WHAT YOU NEED TO DO: Retype all of the listing exactly, passing over any picture you find.

DATASET EXTRACT:

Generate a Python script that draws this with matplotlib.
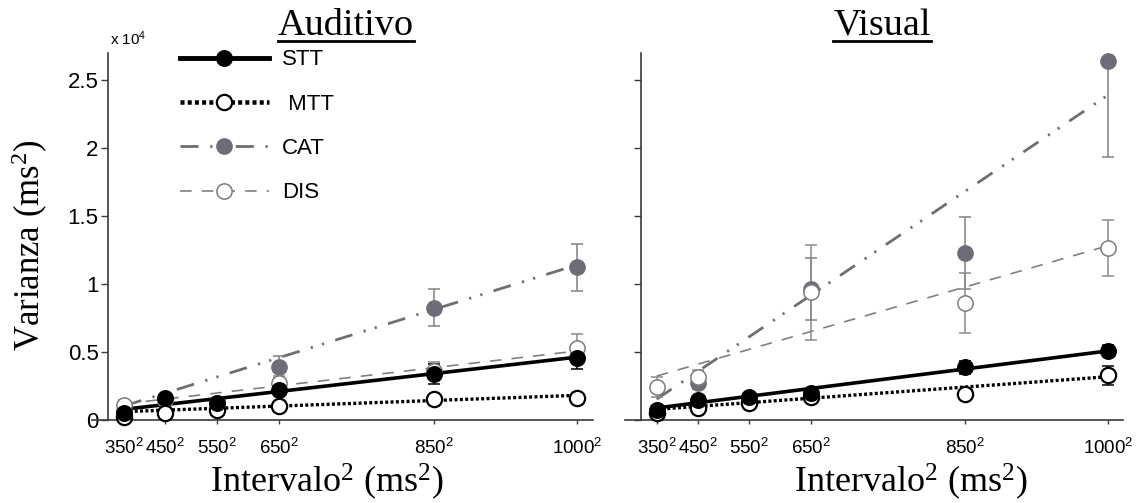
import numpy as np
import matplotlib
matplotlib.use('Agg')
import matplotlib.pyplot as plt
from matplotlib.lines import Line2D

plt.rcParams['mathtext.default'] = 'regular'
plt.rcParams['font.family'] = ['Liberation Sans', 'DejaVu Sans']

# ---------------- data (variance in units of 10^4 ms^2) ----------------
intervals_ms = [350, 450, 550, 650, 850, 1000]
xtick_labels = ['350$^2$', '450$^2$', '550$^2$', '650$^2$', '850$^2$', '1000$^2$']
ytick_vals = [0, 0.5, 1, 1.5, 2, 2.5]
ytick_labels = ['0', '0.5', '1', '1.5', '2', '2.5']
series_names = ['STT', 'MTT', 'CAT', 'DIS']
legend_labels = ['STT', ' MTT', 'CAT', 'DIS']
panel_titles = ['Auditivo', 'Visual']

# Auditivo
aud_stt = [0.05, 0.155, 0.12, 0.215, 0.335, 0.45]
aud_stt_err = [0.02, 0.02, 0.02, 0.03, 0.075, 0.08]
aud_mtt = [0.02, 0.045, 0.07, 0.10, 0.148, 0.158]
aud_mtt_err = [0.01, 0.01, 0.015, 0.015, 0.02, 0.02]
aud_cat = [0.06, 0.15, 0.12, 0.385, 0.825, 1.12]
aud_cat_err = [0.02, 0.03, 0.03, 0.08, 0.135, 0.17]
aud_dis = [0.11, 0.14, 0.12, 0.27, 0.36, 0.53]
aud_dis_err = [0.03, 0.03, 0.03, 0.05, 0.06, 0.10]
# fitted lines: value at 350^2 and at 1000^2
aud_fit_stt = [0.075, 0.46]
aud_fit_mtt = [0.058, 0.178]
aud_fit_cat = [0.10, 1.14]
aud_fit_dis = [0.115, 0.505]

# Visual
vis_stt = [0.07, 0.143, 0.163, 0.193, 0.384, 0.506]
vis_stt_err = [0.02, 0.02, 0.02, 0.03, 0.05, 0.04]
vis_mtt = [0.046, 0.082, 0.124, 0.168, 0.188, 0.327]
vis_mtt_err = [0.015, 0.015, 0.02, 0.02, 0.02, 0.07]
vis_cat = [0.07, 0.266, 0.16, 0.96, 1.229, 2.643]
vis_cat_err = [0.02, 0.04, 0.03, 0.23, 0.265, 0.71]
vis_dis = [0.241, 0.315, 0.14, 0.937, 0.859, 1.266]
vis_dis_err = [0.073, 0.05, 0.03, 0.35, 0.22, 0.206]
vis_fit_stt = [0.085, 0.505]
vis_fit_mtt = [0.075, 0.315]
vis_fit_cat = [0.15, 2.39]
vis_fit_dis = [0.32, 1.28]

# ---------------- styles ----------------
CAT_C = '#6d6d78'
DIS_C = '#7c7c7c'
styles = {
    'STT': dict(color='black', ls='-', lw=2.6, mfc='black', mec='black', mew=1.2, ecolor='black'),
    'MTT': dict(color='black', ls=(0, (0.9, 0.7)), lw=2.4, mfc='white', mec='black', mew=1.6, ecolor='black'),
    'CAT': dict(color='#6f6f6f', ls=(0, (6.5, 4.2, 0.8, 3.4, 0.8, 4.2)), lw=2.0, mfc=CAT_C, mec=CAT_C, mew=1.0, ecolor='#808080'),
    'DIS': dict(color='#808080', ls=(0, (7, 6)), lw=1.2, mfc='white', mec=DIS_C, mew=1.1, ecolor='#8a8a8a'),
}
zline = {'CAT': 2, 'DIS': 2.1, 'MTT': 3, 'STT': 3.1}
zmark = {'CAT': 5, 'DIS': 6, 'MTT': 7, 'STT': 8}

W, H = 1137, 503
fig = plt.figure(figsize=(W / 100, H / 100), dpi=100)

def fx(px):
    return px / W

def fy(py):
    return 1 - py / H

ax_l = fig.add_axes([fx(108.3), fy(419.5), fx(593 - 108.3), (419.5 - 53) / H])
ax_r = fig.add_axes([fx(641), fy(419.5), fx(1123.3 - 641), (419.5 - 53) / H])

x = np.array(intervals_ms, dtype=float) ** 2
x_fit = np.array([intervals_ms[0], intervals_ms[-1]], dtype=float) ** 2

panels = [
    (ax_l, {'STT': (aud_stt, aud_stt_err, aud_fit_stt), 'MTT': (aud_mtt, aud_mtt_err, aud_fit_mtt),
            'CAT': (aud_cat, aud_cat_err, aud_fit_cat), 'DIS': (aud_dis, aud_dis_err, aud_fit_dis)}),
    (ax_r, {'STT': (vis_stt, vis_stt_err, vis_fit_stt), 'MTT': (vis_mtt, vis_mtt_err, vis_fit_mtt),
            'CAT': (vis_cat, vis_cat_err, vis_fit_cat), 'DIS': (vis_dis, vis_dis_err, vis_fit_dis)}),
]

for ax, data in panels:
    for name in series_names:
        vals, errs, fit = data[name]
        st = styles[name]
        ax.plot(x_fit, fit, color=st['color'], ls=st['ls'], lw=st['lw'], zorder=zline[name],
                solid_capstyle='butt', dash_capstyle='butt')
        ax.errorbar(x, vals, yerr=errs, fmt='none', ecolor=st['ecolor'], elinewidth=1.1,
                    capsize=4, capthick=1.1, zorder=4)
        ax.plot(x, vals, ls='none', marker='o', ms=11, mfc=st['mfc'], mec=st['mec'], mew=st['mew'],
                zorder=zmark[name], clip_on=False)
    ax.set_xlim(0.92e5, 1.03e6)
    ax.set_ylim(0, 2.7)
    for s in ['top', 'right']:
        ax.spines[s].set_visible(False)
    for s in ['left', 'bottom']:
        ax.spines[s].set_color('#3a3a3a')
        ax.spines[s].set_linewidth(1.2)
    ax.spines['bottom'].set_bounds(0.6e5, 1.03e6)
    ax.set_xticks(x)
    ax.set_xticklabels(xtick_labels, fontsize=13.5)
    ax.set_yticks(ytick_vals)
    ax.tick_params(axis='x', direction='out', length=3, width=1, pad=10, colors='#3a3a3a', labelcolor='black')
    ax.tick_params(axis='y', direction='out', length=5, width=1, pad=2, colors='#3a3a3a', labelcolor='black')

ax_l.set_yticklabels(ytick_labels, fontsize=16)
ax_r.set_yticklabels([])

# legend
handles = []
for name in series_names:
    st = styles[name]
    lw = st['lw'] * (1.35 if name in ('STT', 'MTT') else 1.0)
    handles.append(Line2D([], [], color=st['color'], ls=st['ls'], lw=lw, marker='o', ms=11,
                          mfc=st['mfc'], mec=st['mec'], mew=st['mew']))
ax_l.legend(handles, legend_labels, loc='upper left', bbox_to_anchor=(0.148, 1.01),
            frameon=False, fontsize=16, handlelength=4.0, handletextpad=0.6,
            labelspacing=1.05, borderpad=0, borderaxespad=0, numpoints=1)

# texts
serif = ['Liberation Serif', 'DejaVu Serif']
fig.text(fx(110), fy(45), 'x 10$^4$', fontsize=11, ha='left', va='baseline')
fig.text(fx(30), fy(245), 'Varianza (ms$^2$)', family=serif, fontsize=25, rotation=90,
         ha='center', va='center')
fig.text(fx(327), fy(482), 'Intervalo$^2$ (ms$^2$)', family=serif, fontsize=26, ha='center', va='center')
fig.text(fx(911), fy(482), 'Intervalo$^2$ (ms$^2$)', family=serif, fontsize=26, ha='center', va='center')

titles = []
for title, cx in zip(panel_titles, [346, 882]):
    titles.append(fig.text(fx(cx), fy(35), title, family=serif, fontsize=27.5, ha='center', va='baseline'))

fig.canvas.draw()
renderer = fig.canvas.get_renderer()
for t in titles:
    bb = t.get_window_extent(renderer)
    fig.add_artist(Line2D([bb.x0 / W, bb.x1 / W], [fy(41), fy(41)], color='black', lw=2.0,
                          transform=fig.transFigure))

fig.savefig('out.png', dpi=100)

EXERCISE ANSWER:
Generate a Python script that draws this with matplotlib.
import numpy as np
import matplotlib
matplotlib.use('Agg')
import matplotlib.pyplot as plt
from matplotlib.lines import Line2D

plt.rcParams['mathtext.default'] = 'regular'
plt.rcParams['font.family'] = ['Liberation Sans', 'DejaVu Sans']

# ---------------- data (variance in units of 10^4 ms^2) ----------------
intervals_ms = [350, 450, 550, 650, 850, 1000]
xtick_labels = ['350$^2$', '450$^2$', '550$^2$', '650$^2$', '850$^2$', '1000$^2$']
ytick_vals = [0, 0.5, 1, 1.5, 2, 2.5]
ytick_labels = ['0', '0.5', '1', '1.5', '2', '2.5']
series_names = ['STT', 'MTT', 'CAT', 'DIS']
legend_labels = ['STT', ' MTT', 'CAT', 'DIS']
panel_titles = ['Auditivo', 'Visual']

# Auditivo
aud_stt = [0.05, 0.155, 0.12, 0.215, 0.335, 0.45]
aud_stt_err = [0.02, 0.02, 0.02, 0.03, 0.075, 0.08]
aud_mtt = [0.02, 0.045, 0.07, 0.10, 0.148, 0.158]
aud_mtt_err = [0.01, 0.01, 0.015, 0.015, 0.02, 0.02]
aud_cat = [0.06, 0.15, 0.12, 0.385, 0.825, 1.12]
aud_cat_err = [0.02, 0.03, 0.03, 0.08, 0.135, 0.17]
aud_dis = [0.11, 0.14, 0.12, 0.27, 0.36, 0.53]
aud_dis_err = [0.03, 0.03, 0.03, 0.05, 0.06, 0.10]
# fitted lines: value at 350^2 and at 1000^2
aud_fit_stt = [0.075, 0.46]
aud_fit_mtt = [0.058, 0.178]
aud_fit_cat = [0.10, 1.14]
aud_fit_dis = [0.115, 0.505]

# Visual
vis_stt = [0.07, 0.143, 0.163, 0.193, 0.384, 0.506]
vis_stt_err = [0.02, 0.02, 0.02, 0.03, 0.05, 0.04]
vis_mtt = [0.046, 0.082, 0.124, 0.168, 0.188, 0.327]
vis_mtt_err = [0.015, 0.015, 0.02, 0.02, 0.02, 0.07]
vis_cat = [0.07, 0.266, 0.16, 0.96, 1.229, 2.643]
vis_cat_err = [0.02, 0.04, 0.03, 0.23, 0.265, 0.71]
vis_dis = [0.241, 0.315, 0.14, 0.937, 0.859, 1.266]
vis_dis_err = [0.073, 0.05, 0.03, 0.35, 0.22, 0.206]
vis_fit_stt = [0.085, 0.505]
vis_fit_mtt = [0.075, 0.315]
vis_fit_cat = [0.15, 2.39]
vis_fit_dis = [0.32, 1.28]

# ---------------- styles ----------------
CAT_C = '#6d6d78'
DIS_C = '#7c7c7c'
styles = {
    'STT': dict(color='black', ls='-', lw=2.6, mfc='black', mec='black', mew=1.2, ecolor='black'),
    'MTT': dict(color='black', ls=(0, (0.9, 0.7)), lw=2.4, mfc='white', mec='black', mew=1.6, ecolor='black'),
    'CAT': dict(color='#6f6f6f', ls=(0, (6.5, 4.2, 0.8, 3.4, 0.8, 4.2)), lw=2.0, mfc=CAT_C, mec=CAT_C, mew=1.0, ecolor='#808080'),
    'DIS': dict(color='#808080', ls=(0, (7, 6)), lw=1.2, mfc='white', mec=DIS_C, mew=1.1, ecolor='#8a8a8a'),
}
zline = {'CAT': 2, 'DIS': 2.1, 'MTT': 3, 'STT': 3.1}
zmark = {'CAT': 5, 'DIS': 6, 'MTT': 7, 'STT': 8}

W, H = 1137, 503
fig = plt.figure(figsize=(W / 100, H / 100), dpi=100)

def fx(px):
    return px / W

def fy(py):
    return 1 - py / H

ax_l = fig.add_axes([fx(108.3), fy(419.5), fx(593 - 108.3), (419.5 - 53) / H])
ax_r = fig.add_axes([fx(641), fy(419.5), fx(1123.3 - 641), (419.5 - 53) / H])

x = np.array(intervals_ms, dtype=float) ** 2
x_fit = np.array([intervals_ms[0], intervals_ms[-1]], dtype=float) ** 2

panels = [
    (ax_l, {'STT': (aud_stt, aud_stt_err, aud_fit_stt), 'MTT': (aud_mtt, aud_mtt_err, aud_fit_mtt),
            'CAT': (aud_cat, aud_cat_err, aud_fit_cat), 'DIS': (aud_dis, aud_dis_err, aud_fit_dis)}),
    (ax_r, {'STT': (vis_stt, vis_stt_err, vis_fit_stt), 'MTT': (vis_mtt, vis_mtt_err, vis_fit_mtt),
            'CAT': (vis_cat, vis_cat_err, vis_fit_cat), 'DIS': (vis_dis, vis_dis_err, vis_fit_dis)}),
]

for ax, data in panels:
    for name in series_names:
        vals, errs, fit = data[name]
        st = styles[name]
        ax.plot(x_fit, fit, color=st['color'], ls=st['ls'], lw=st['lw'], zorder=zline[name],
                solid_capstyle='butt', dash_capstyle='butt')
        ax.errorbar(x, vals, yerr=errs, fmt='none', ecolor=st['ecolor'], elinewidth=1.1,
                    capsize=4, capthick=1.1, zorder=4)
        ax.plot(x, vals, ls='none', marker='o', ms=11, mfc=st['mfc'], mec=st['mec'], mew=st['mew'],
                zorder=zmark[name], clip_on=False)
    ax.set_xlim(0.92e5, 1.03e6)
    ax.set_ylim(0, 2.7)
    for s in ['top', 'right']:
        ax.spines[s].set_visible(False)
    for s in ['left', 'bottom']:
        ax.spines[s].set_color('#3a3a3a')
        ax.spines[s].set_linewidth(1.2)
    ax.spines['bottom'].set_bounds(0.6e5, 1.03e6)
    ax.set_xticks(x)
    ax.set_xticklabels(xtick_labels, fontsize=13.5)
    ax.set_yticks(ytick_vals)
    ax.tick_params(axis='x', direction='out', length=3, width=1, pad=10, colors='#3a3a3a', labelcolor='black')
    ax.tick_params(axis='y', direction='out', length=5, width=1, pad=2, colors='#3a3a3a', labelcolor='black')

ax_l.set_yticklabels(ytick_labels, fontsize=16)
ax_r.set_yticklabels([])

# legend
handles = []
for name in series_names:
    st = styles[name]
    lw = st['lw'] * (1.35 if name in ('STT', 'MTT') else 1.0)
    handles.append(Line2D([], [], color=st['color'], ls=st['ls'], lw=lw, marker='o', ms=11,
                          mfc=st['mfc'], mec=st['mec'], mew=st['mew']))
ax_l.legend(handles, legend_labels, loc='upper left', bbox_to_anchor=(0.148, 1.01),
            frameon=False, fontsize=16, handlelength=4.0, handletextpad=0.6,
            labelspacing=1.05, borderpad=0, borderaxespad=0, numpoints=1)

# texts
serif = ['Liberation Serif', 'DejaVu Serif']
fig.text(fx(110), fy(45), 'x 10$^4$', fontsize=11, ha='left', va='baseline')
fig.text(fx(30), fy(245), 'Varianza (ms$^2$)', family=serif, fontsize=25, rotation=90,
         ha='center', va='center')
fig.text(fx(327), fy(482), 'Intervalo$^2$ (ms$^2$)', family=serif, fontsize=26, ha='center', va='center')
fig.text(fx(911), fy(482), 'Intervalo$^2$ (ms$^2$)', family=serif, fontsize=26, ha='center', va='center')

titles = []
for title, cx in zip(panel_titles, [346, 882]):
    titles.append(fig.text(fx(cx), fy(35), title, family=serif, fontsize=27.5, ha='center', va='baseline'))

fig.canvas.draw()
renderer = fig.canvas.get_renderer()
for t in titles:
    bb = t.get_window_extent(renderer)
    fig.add_artist(Line2D([bb.x0 / W, bb.x1 / W], [fy(41), fy(41)], color='black', lw=2.0,
                          transform=fig.transFigure))

fig.savefig('out.png', dpi=100)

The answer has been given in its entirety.